Clint is back

De regresso ao seu mais vulcânico, de regresso à sua obra - quer dizer, a si próprio

A última vez que vimos Clint Eastwood foi na televisão, durante a campanha presidencial americana, em monólogo/diálogo zangadíssimo com uma cadeira vazia, num espectáculo de fúria & absurdo que, à sua maneira, era tão assombroso como um encontro entre Dirty Harry e Ionesco. Há algo do género a abrir As Voltas da Vida, mas agora o interlocutor de Clint, tão inanimado como a cadeira, é a sua próstata. Quer urinar, mas aquilo é duma dificuldade épica, suscita imensas recriminações, até que finalmente missão cumprida: “sobrevivi-te!”. Basta esta cena introdutória para termos a certeza de que Clint, depois de três filmes assim assim e inusitadamente “desligados” (Invictus, Hereafter, J. Edgar Hoover), está a modos que de regresso. De regresso ao seu mais vulcânico, de regresso à sua obra - quer dizer, a si próprio. Como uma espécie de “lado B” para Gran Torino, filme com o qual As Voltas da Vida tem pontos de contacto, seja no argumento seja no recorte da personagem interpretada por Clint.

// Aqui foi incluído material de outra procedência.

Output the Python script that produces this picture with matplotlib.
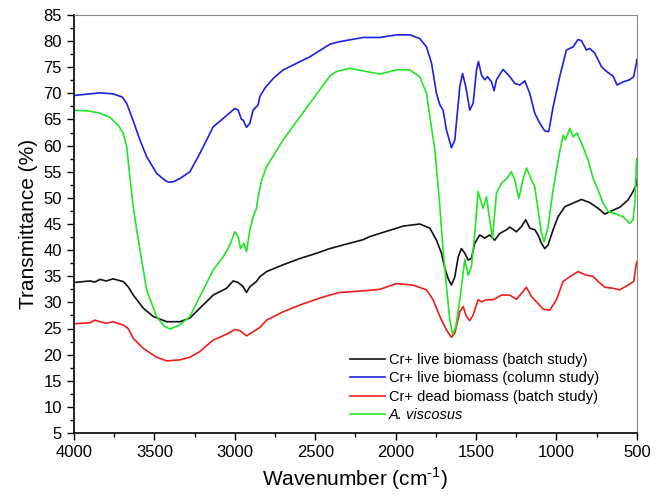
import numpy as np
import matplotlib.pyplot as plt

plt.rcParams['font.family'] = ['Liberation Sans', 'DejaVu Sans']
plt.rcParams['mathtext.fontset'] = 'custom'
plt.rcParams['mathtext.rm'] = 'Liberation Sans'

# Cr+ live biomass (batch study)
wn_batch = [4000, 3901, 3870, 3838, 3800, 3756, 3720, 3694, 3663, 3631, 3569, 3507, 3424, 3341, 3279,
            3217, 3134, 3051, 3010, 2979, 2948, 2927, 2906, 2865, 2844, 2802, 2699, 2595, 2492,
            2409, 2300, 2202, 2160, 2057, 1994, 1953, 1850, 1787, 1746, 1715, 1694, 1674, 1653,
            1632, 1611, 1591, 1570, 1549, 1529, 1508, 1477, 1446, 1415, 1384, 1352, 1311, 1290,
            1249, 1218, 1191, 1166, 1135, 1114, 1093, 1073, 1052, 1021, 990, 948, 897, 845, 793,
            741, 700, 658, 607, 555, 524, 503, 500]
t_batch = [33.8, 34.1, 33.9, 34.4, 34.1, 34.5, 34.2, 34.0, 33.0, 31.4, 28.9, 27.3, 26.3, 26.3, 27.0,
           28.9, 31.4, 32.7, 34.1, 33.8, 33.0, 31.9, 33.0, 34.0, 34.9, 35.9, 37.2, 38.4, 39.4,
           40.3, 41.2, 42.0, 42.6, 43.6, 44.2, 44.6, 45.0, 44.2, 41.9, 39.4, 36.5, 34.6, 33.3,
           34.9, 38.7, 40.3, 39.4, 38.1, 38.4, 41.3, 42.9, 42.3, 42.9, 41.9, 43.2, 43.9, 44.4,
           43.5, 44.5, 45.8, 44.2, 43.9, 42.9, 41.3, 40.3, 41.0, 43.9, 46.4, 48.3, 49.0, 49.7, 49.1,
           48.0, 46.9, 47.5, 48.2, 49.6, 51.2, 52.5, 53.5]

# Cr+ live biomass (column study)
wn_column = [4000, 3838, 3757, 3700, 3672, 3633, 3590, 3548, 3486, 3440, 3414, 3380, 3341, 3279, 3217,
             3134, 3072, 3000, 2979, 2958, 2948, 2927, 2906, 2886, 2855, 2844, 2813, 2760, 2699, 2533,
             2409, 2347, 2202, 2098, 1994, 1912, 1850, 1808, 1777, 1746, 1725, 1705, 1684, 1653,
             1632, 1601, 1584, 1564, 1539, 1518, 1497, 1485, 1466, 1446, 1429, 1404, 1388, 1373,
             1332, 1290, 1259, 1228, 1197, 1166, 1135, 1104, 1073, 1048, 1021, 980, 938, 897, 866,
             845, 814, 793, 762, 720, 689, 648, 623, 586, 545, 520, 503, 500]
t_column = [69.6, 70.1, 69.9, 69.3, 68.1, 64.9, 61.1, 57.9, 54.7, 53.5, 53.0, 53.1, 53.7, 55.0, 58.5,
            63.6, 65.2, 67.1, 66.8, 65.0, 64.9, 63.5, 64.3, 66.8, 67.8, 69.4, 71.0, 72.9, 74.5, 77.0,
            79.4, 79.9, 80.7, 80.7, 81.2, 81.2, 80.5, 78.9, 75.8, 70.0, 67.8, 66.8, 63.0, 59.6,
            61.1, 71.3, 73.8, 71.3, 66.8, 68.1, 74.5, 76.1, 73.5, 72.6, 73.2, 72.2, 70.5, 72.6,
            74.6, 73.2, 71.9, 71.6, 72.4, 70.0, 66.2, 64.3, 62.8, 62.7, 67.4, 73.2, 78.3, 78.9, 80.3,
            80.1, 78.3, 78.6, 77.7, 75.1, 74.2, 73.3, 71.6, 72.2, 72.6, 73.2, 75.8, 76.5]

# Cr+ dead biomass (batch study)
wn_dead = [4000, 3901, 3870, 3838, 3800, 3756, 3720, 3694, 3663, 3631, 3569, 3486, 3424, 3341, 3279,
           3217, 3134, 3051, 3000, 2968, 2927, 2896, 2844, 2802, 2699, 2595, 2492, 2409, 2347,
           2202, 2098, 1994, 1891, 1808, 1767, 1725, 1684, 1653, 1632, 1601, 1580, 1560, 1539,
           1518, 1487, 1466, 1435, 1394, 1342, 1290, 1249, 1218, 1187, 1155, 1124, 1083, 1042,
           1000, 959, 917, 866, 814, 773, 741, 700, 648, 607, 555, 520, 503, 500]
t_dead = [25.9, 26.1, 26.6, 26.3, 26.0, 26.3, 25.9, 25.7, 25.0, 23.1, 21.2, 19.5, 18.8, 19.0, 19.5,
          20.6, 22.8, 23.9, 24.8, 24.6, 23.6, 24.2, 25.2, 26.6, 28.2, 29.5, 30.6, 31.4, 31.9,
          32.2, 32.5, 33.6, 33.3, 32.4, 30.5, 27.3, 24.7, 23.3, 24.1, 28.2, 29.2, 27.3, 26.5,
          27.6, 30.5, 30.1, 30.5, 30.5, 31.4, 31.4, 30.6, 31.7, 32.9, 31.1, 30.1, 28.7, 28.5,
          30.5, 34.0, 34.9, 35.9, 35.2, 35.0, 34.0, 32.9, 32.7, 32.4, 33.3, 34.0, 37.5, 37.8]

# A. viscosus
wn_visc = [4000, 3901, 3838, 3776, 3725, 3694, 3672, 3652, 3631, 3610, 3548, 3486, 3440, 3403, 3341,
           3279, 3217, 3134, 3072, 3030, 3000, 2979, 2964, 2943, 2927, 2906, 2886, 2865, 2855, 2833,
           2802, 2699, 2595, 2409, 2367, 2285, 2202, 2098, 1994, 1912, 1850, 1808, 1787, 1756,
           1725, 1705, 1684, 1663, 1646, 1626, 1601, 1570, 1549, 1529, 1508, 1487, 1456, 1435,
           1415, 1398, 1373, 1342, 1311, 1280, 1259, 1234, 1207, 1186, 1155, 1135, 1114, 1093,
           1077, 1052, 1021, 1000, 980, 959, 944, 917, 897, 872, 835, 803, 772, 741, 710, 679,
           638, 586, 545, 524, 513, 503, 500]
t_visc = [66.8, 66.6, 66.2, 65.4, 63.9, 62.4, 59.8, 54.0, 48.3, 43.9, 32.4, 27.3, 25.5, 24.9, 25.7,
          27.3, 31.1, 36.2, 38.7, 41.0, 43.5, 42.6, 40.3, 41.3, 39.7, 43.9, 46.4, 48.0, 50.2, 53.4,
          56.0, 61.1, 65.5, 73.3, 74.2, 74.8, 74.3, 73.7, 74.5, 74.5, 73.2, 70.0, 65.5, 59.2,
          48.3, 40.0, 33.0, 26.6, 23.9, 25.3, 30.4, 38.2, 35.2, 36.8, 43.2, 51.2, 48.0, 50.2,
          45.8, 42.3, 50.9, 52.8, 53.6, 55.0, 53.4, 49.9, 53.7, 55.7, 53.4, 52.1, 47.7, 43.2,
          41.6, 44.5, 51.5, 55.3, 58.8, 62.0, 61.1, 63.3, 61.7, 62.4, 59.8, 57.2, 53.7, 51.5, 49.0, 47.4,
          47.0, 46.4, 45.1, 45.8, 49.0, 56.6, 57.5]

fig = plt.figure(figsize=(6.6, 5), dpi=100)
ax = fig.add_axes([0.112, 0.134, 0.853, 0.836])

ax.plot(wn_batch, t_batch, color='#111111', lw=1.2, label='Cr+ live biomass (batch study)')
ax.plot(wn_column, t_column, color='#1f1fe0', lw=1.2, label='Cr+ live biomass (column study)')
ax.plot(wn_dead, t_dead, color='#f01c1c', lw=1.2, label='Cr+ dead biomass (batch study)')
ax.plot(wn_visc, t_visc, color='#22e622', lw=1.2, label='A. viscosus')

ax.set_xlim(4000, 500)
ax.set_ylim(5, 85)
ax.set_xticks(np.arange(4000, 499, -500))
ax.set_xticks(np.arange(3750, 500, -500), minor=True)
ax.set_yticks(np.arange(5, 86, 5))
ax.set_yticks(np.arange(7.5, 85, 5), minor=True)
ax.tick_params(which='both', direction='out', top=False, right=False, labelsize=12)
ax.tick_params(which='major', length=5, width=1)
ax.tick_params(which='minor', length=3, width=1)

for s in ['top', 'right']:
    ax.spines[s].set_color('#888888')
    ax.spines[s].set_linewidth(0.8)
for s in ['left', 'bottom']:
    ax.spines[s].set_linewidth(1.2)

ax.set_xlabel('Wavenumber (cm$^{\\text{-1}}$)', fontsize=15)
ax.set_ylabel('Transmittance (%)', fontsize=15)

leg = ax.legend(loc='lower left', bbox_to_anchor=(0.49, 0.026), frameon=False, fontsize=10.5,
                handlelength=2.4, handletextpad=0.3, labelspacing=0.3, borderpad=0, borderaxespad=0)
leg.get_texts()[3].set_fontstyle('italic')

fig.savefig('out.png', dpi=100)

De regresso, mas por interposta pessoa. Tecnicamente não é um Eastwood film, visto que foi dirigido por Robert Lorenz. Mas foi produzido pela Malpaso (a produtora de Clint), é protagonizado por ele e, não menos importante, Lorenz é um colaborador próximo desde há quase vinte anos, tendo sido o primeiro assistente de realização em tudo ou quase tudo o que Clint dirigiu neste período. Estamos em casa, portanto. E ainda que não estivéssemos, seria um caso perfeito para “política de actores”: ver um actor, pelo carisma e pela maneira de estar dentro do filme, a “centrar” um filme, fazê-lo seu, tornar-se seu “autor”. Não terá grande coisa de novo a acrescentar (a Gran Torino, por exemplo), mas o que tem para reiterar reitera com estilo. Nomeadamente a questão do envelhecimento, que traz memórias muito directas de Imperdoável ou de Space Cowboys. Não é só a questão da próstata, é também - muito mais grave sendo a personagem um “olheiro” de uma equipa de basebol - o glaucoma, que dá origem a alguns planos subjectivos quase surrealistas. E depois, o “passado”, a viuvez, a dificuldade de relacionamento com a família (a filha, interpretada, muito bem, por Amy Adams), linhas tortas que a “jornada” narrada por As Voltas da Vida (o original, The Trouble with the Curve, é francamente melhor na sua riqueza semântica, conciliando um termo técnico do basebol e uma metáfora para a velhice) se encarregará de endireitar.

E depois, expressão do melhor reaccionarismo de Clint, a dificuldade de lidar com as modernidades do mundo. Talvez o leitor se lembre de Moneyball (com Brad Pitt), de que muito se falou no princípio do ano por causa dos óscares. Contava embevecidamente uma história de sucesso tecnológico, a de um clube de basebol que reformulou o plantel baseando-se em estatísticas e programas informáticos - tornando inúteis os scouts da velha guarda e dos velhos métodos, transformados pelo filme em maus da fita, forças da reacção. Escrevemos na altura que isso era imperdoável, mas que já não viviam cineastas americanos capazes de filmar essa história com outro olhar e outra posição. Esquecíamo-nos de Clint mas não perdemos pela demora. As Voltas da Vida é Moneyball ao contrário, com o jovem geek no lugar do vilão. No fim, ri - finalmente - o velho. E Clint dá, outra vez, vontade de bater palmas.